Signs of Life Health: eZine
 
 

Being Your Loving Self
May 2005



You were born loving
I believe you were born loving. As infants, that's initially all there is, a bond of love and connection. You give love simply by being who you are and you receive love because initially that is all you can really do. You form an invisible bond with the world around you, parents, family, friends and this is generally a loving bond. Wide open to giving and receiving love without fear. Fear does not yet exist to you.

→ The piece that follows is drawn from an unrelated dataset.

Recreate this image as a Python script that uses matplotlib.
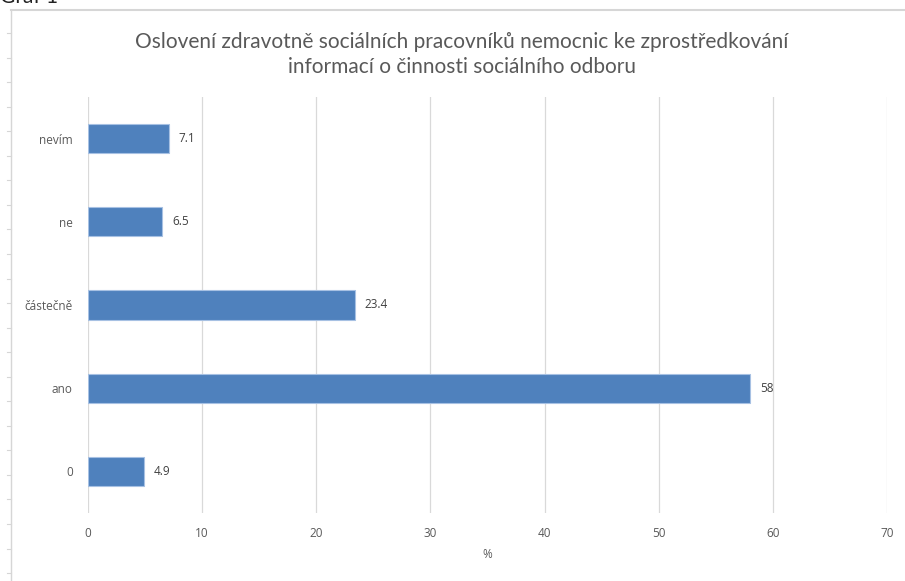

As life progresses, you may experience the contrary. You receive subtle messages that it is not okay to be yourself or only under certain circumstances, that love is conditional or that you are not worthy of attention, love, acceptance at home or in the outside world. Your wide-open fearless heart begins to seek refuge, closing gradually in some or all settings. Resultantly, though in effort to protect yourself from potential rejection, you actually have severed yourself from your essential nature, that of being loving.

Closed heart
When you close your heart for protection, you also close it to receiving love. It is like with abundance, if you keep your hand closed so tightly to keep the wealth you have, you cannot be open to receiving prosperity. If we are all create walls and shells, then the world becomes filled with mostly-closed people, protecting themselves from rejection, abandonment, fearful of the devastation of loss, while not giving or receiving.

The unfolding
Begin practicing by looking for the good in yourself and others. Look for the good in yourself and love it. Look for the good in others. Practice simply being loving to others. Smile, laugh, play with people, listen, get curious about who they are. Start seeing the human side of people rather than the business they are in, the "role" they play (i.e. boss, sales assistant, homeless person). Let go of labeling and judging-"that person is so…" ugly, stubborn, annoying, hopeless, unkempt... Take time to see who they actually are and experiment with opening to them, loving them. And by love, I simply mean acknowledge, accept, release judgment, be kind, appreciate, and act with compassion. Soon, you will not only notice an opening of others as they respond to you, but a gradual unfolding of yourself that feels like a slice of freedom and joy. You return to your natural state, to who you are, a loving human being.